Roland Baetge was the g-grandson of Carl and Pauline Baetge, and Fred Baetge is Roland’s son. Fred, who recently moved back to his hometown New Braunfels estimated that there are over 350 descendants of the original couple. I looked over the list and recognized about 25 names of people that I knew, including my longtime friend, Martha Jo Baetge (Goertz). If you are a descendant of the Carl Baetges, you have a unique heritage.

Carl Baetge

Carl Baetge

Johann Friedrich Carl Baetge was born in Uelzen, Germany. He was very bright, mastering seven languages. At a fairly young age, his mother died and there was a disagreement with his father’s decision to marry a second time. According to Roland Baetge, the tradition in Germany was that the youngest son would inherit the father’s entire estate. Carl Baetge was the youngest by the first marriage, but when the father remarried, there would be a real possibility that there would be other sons, as indeed there were. Carl eventually severed relations with his family altogether.

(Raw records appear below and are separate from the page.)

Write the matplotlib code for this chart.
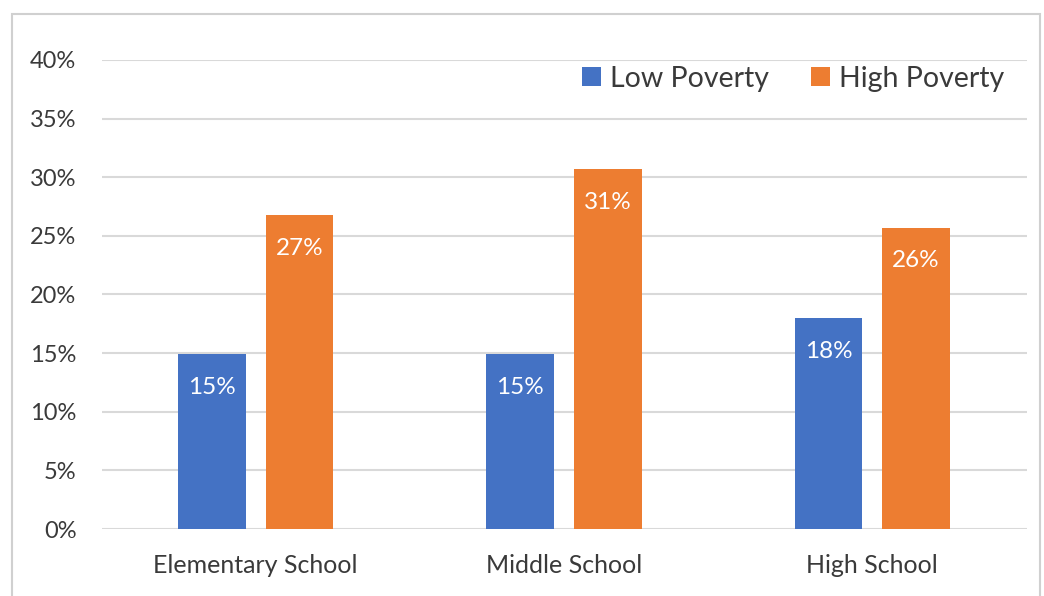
import matplotlib.pyplot as plt
from matplotlib.patches import Rectangle
import numpy as np

plt.rcParams['font.family'] = ['Lato', 'DejaVu Sans']

categories = ["Elementary School", "Middle School", "High School"]
low_poverty = [14.9, 14.9, 18.0]
high_poverty = [26.8, 30.7, 25.7]
series_names = ["Low Poverty", "High Poverty"]
yticks = [0, 5, 10, 15, 20, 25, 30, 35, 40]

BLUE = "#4472C4"
ORANGE = "#ED7D31"
TEXT = "#3A3A3A"

fig = plt.figure(figsize=(10.44, 5.96), dpi=100)
ax = fig.add_axes([101.5 / 1044, 0.1124, 925 / 1044, 0.787])

# light frame round the chart area
fig.patches.append(Rectangle((12 / 1044, -0.01), (1040 - 12) / 1044, 1 - 14 / 596 + 0.01,
                             transform=fig.transFigure, fill=False,
                             edgecolor="#D0D0D0", linewidth=1.5))

x = np.arange(len(categories))
width = 0.22
offset = 0.142
b1 = ax.bar(x - offset, low_poverty, width, color=BLUE, label=series_names[0], zorder=3)
b2 = ax.bar(x + offset, high_poverty, width, color=ORANGE, label=series_names[1], zorder=3)

for bars in (b1, b2):
    for rect in bars:
        v = rect.get_height()
        ax.annotate(f"{v:.0f}%", (rect.get_x() + rect.get_width() / 2, v),
                    xytext=(0, -24), textcoords="offset points",
                    ha="center", va="center", color="white", fontsize=17.5, zorder=4)

ax.set_xlim(-0.5, 2.5)
ax.set_ylim(0, 40)
ax.set_yticks(yticks)
ax.set_yticklabels([f"{t}%" for t in yticks], fontsize=17, color=TEXT)
ax.set_xticks(x)
ax.set_xticklabels(categories, fontsize=18, color=TEXT)
ax.tick_params(length=0)
ax.tick_params(axis="y", pad=18)
ax.tick_params(axis="x", pad=18)
ax.yaxis.grid(True, color="#D9D9D9", linewidth=1.5, zorder=0)
for s in ax.spines.values():
    s.set_visible(False)

leg = ax.legend(loc="center right", bbox_to_anchor=(0.976, 1 - 19 / 469), ncol=2,
                frameon=False, fontsize=20.5, handlelength=0.65, handleheight=0.65,
                handletextpad=0.32, columnspacing=1.5, labelcolor=TEXT,
                borderaxespad=0, borderpad=0)

fig.savefig("out.png", dpi=100)
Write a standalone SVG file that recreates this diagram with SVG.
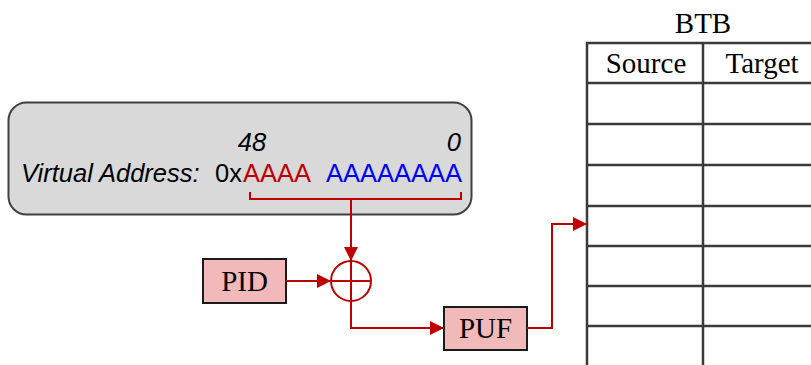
<svg xmlns="http://www.w3.org/2000/svg" width="811" height="365" viewBox="0 0 811 365">
<style>
.sans{font-family:"Liberation Sans",Arial,sans-serif;font-size:25.5px}
.it{font-style:italic}
.serif{font-family:"Liberation Serif","Times New Roman",serif;font-size:29px;fill:#000}
.box{fill:#f1b9b9;stroke:#1a1a1a;stroke-width:2}
.wire{fill:none;stroke:#c00000;stroke-width:2}
.grid{stroke:#3a3a3a;stroke-width:2.5;fill:none}
</style>
<defs>
<marker id="arr" viewBox="0 0 10 10" refX="10" refY="5" markerWidth="14" markerHeight="14" markerUnits="userSpaceOnUse" orient="auto">
<path d="M0,0 L10,5 L0,10 z" fill="#c00000"/>
</marker>
</defs>
<g id="va">
<rect x="8.5" y="102.5" width="463" height="112" rx="18" fill="#d9d9d9" stroke="#404040" stroke-width="2"/>
<text class="sans it" x="252" y="151" text-anchor="middle">48</text>
<text class="sans it" x="461" y="151" text-anchor="end">0</text>
<text class="sans it" x="21" y="182">Virtual Address:</text>
<text class="sans" x="215" y="182" fill="#000">0x</text>
<text class="sans" x="243" y="182" fill="#c00000">AAAA</text>
<text class="sans" x="326" y="182" fill="#0000ff">AAAAAAAA</text>
</g>
<g id="pid">
<rect class="box" x="203" y="259" width="83" height="44"/>
<text class="serif" x="244.5" y="291" text-anchor="middle">PID</text>
</g>
<g id="xor">
<circle cx="351" cy="281" r="20" fill="none" stroke="#c00000" stroke-width="2"/>
<line x1="331" y1="281" x2="371" y2="281" stroke="#c00000" stroke-width="2"/>
<line x1="351" y1="261" x2="351" y2="301" stroke="#c00000" stroke-width="2"/>
</g>
<g id="puf">
<rect class="box" x="444" y="307" width="83" height="43"/>
<text class="serif" x="485.5" y="338" text-anchor="middle">PUF</text>
</g>
<g id="btb">
<text class="serif" x="703" y="33" text-anchor="middle">BTB</text>
<text class="serif" x="646" y="73" text-anchor="middle">Source</text>
<text class="serif" x="762" y="73" text-anchor="middle">Target</text>
<path class="grid" d="M587,365 V43 H811 M703,43 V365 M587,83 H811 M587,124 H811 M587,165 H811 M587,206 H811 M587,246 H811 M587,286 H811 M587,326 H811"/>
</g>
<g id="connectors">
<path class="wire" d="M250,192 V199 H461 V192"/>
<path class="wire" d="M351,199 V261" marker-end="url(#arr)"/>
<path class="wire" d="M286,281 H331" marker-end="url(#arr)"/>
<path class="wire" d="M351,301 V328 H444" marker-end="url(#arr)"/>
<path class="wire" d="M527,328 H552 V224 H587" marker-end="url(#arr)"/>
</g>
</svg>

When Carl was 27, he began studying to become a civil engineer and was certified. He then went to work for a privately owned engineering company specializing in railroad building. In 1840 he was in Russia as chief civil engineer of the construction of a 420 mile railroad line between St. Petersburg and Moscow for the Russian government. Czar Nicholas I was eager to have this railroad line because it would connect the summer and winter palaces of the royal family. The line was completed in 1846.

Pauline Spiess Baetge

Pauline Spiess Baetge

The Czar awarded Baetge an honorary title for his railroad construction. Because of this title, he was able to wed a lady-in-waiting of the court, Pauline Spiess. As a member of the aristocracy, she was educated in music, dressed in silk, and waited on by servants. The couple was married in St. Petersburg in 1846 when he was 41 and she was 19.

Over the years, Baetge was influenced by writers such as Viktor Bracht who advocated freedom, political rebirth and social reform. Carl, Pauline, and family decided to leave Russia and come to Texas. The family arrived in Indianola in 1850, made their way to Comal County, and purchased 640 acres about 19 miles north of New Braunfels in an area of the Guadalupe River called the Demi-John Bend. Incidentally, the name “Demi-John” refers to a glass bottle with a long neck, a little like the shape of the Guadalupe River in that area.

Baetge first built a small log cabin called a block house and in 1852 built a two- story European style home. Most of the material for this house was hauled by ox-drawn wagons from Indianola.
Can you imagine this genteel lady out in the wilderness of Texas? Can you imagine her cooking over an iron pot in the yard (dressed in silk)? The family didn’t stay in the Demi-John area long and sold it in 1857. From there they moved to the Sattler area. After Carl died, 26 yearslater, Pauline moved to NB where she lived out her life.

After many years and several owners later, the house at Demi-John Bend was eventually donated to the Conservation Society and reconstructed on their property. Baron Schlameus spearheaded the dismantling and reconstruction.

Families that have someone researching their genealogy are indeed fortunate.  Come look at our collection of family books at the Sophienburg. Roland Baetge, who died in 1999, is a good example of the importance of family research.